Depending on your instructions, our Wills will often have additional powers included to allow the Trustees to advance cash to the surviving spouse if required.

Will my spouse be able to remain in our home?

Yes, under the terms of the Life Interest Trust, your surviving spouse may remain in your home. This is because they will (in the majority of cases) own half of it and they have the express right to remain in your share.

Will my spouse be able to downsize if required?

Yes, under the flexible provisions included within the Trustee Act 2000 and the terms of the Life Interest Trust, the survivor will be able to approach the Trustees and request to be moved to a smaller house if required.

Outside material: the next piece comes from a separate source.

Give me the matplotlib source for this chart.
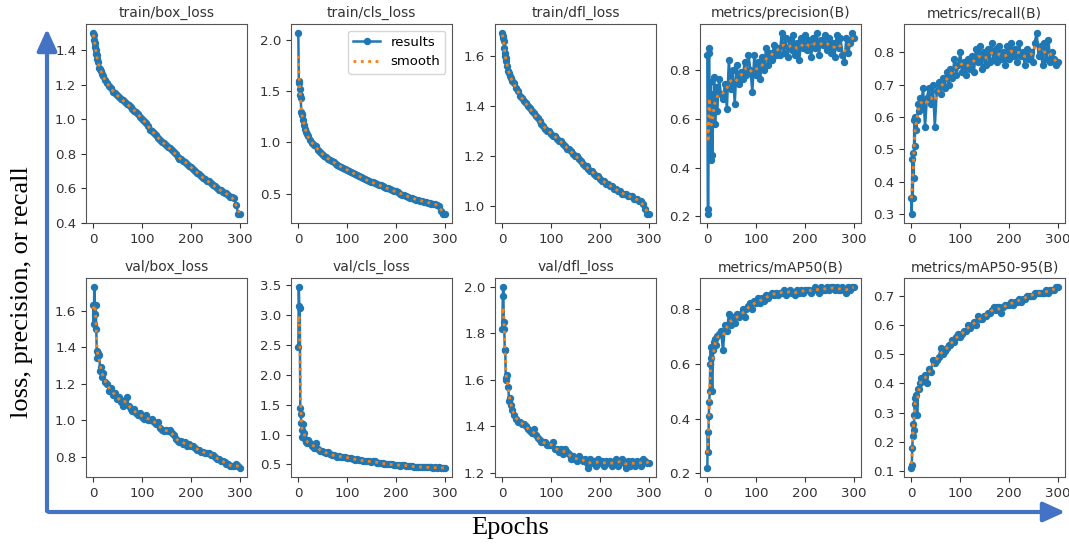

The Trustees have the power to both sell and purchase land and this would, again, be in the joint names of themselves and the surviving spouse.  Any surplus resulting from the sale of the property owed to the Trust would be re-invested as above and the income made available for the surviving spouse.

Will my spouse be able to have cash advanced to them if required?

Under a strict Life Interest Trust, your surviving spouse is only entitled to the income from the invested assets.  However, this can be extended to allow the Trustees to advance capital to the surviving spouse either by way of absolute gift or by way of loan.

In the event of a loan, this will act as a liability on the estate of the surviving spouse and will merely be repaid upon death or expiry of agreed terms. The capital value of the Trust Fund will be preserved.  In the event of an absolute gift, this will irrevocably pass such capital into the ownership of the surviving spouse and this will form part of their estate and pass either in accordance with the terms of their Will or be open to any form of assessment were this required.  This would affect the capital value of the Trust Fund.

With the inclusion of these additional powers to release capital, Life Interest Wills can represent a good compromise reflecting all the family needs.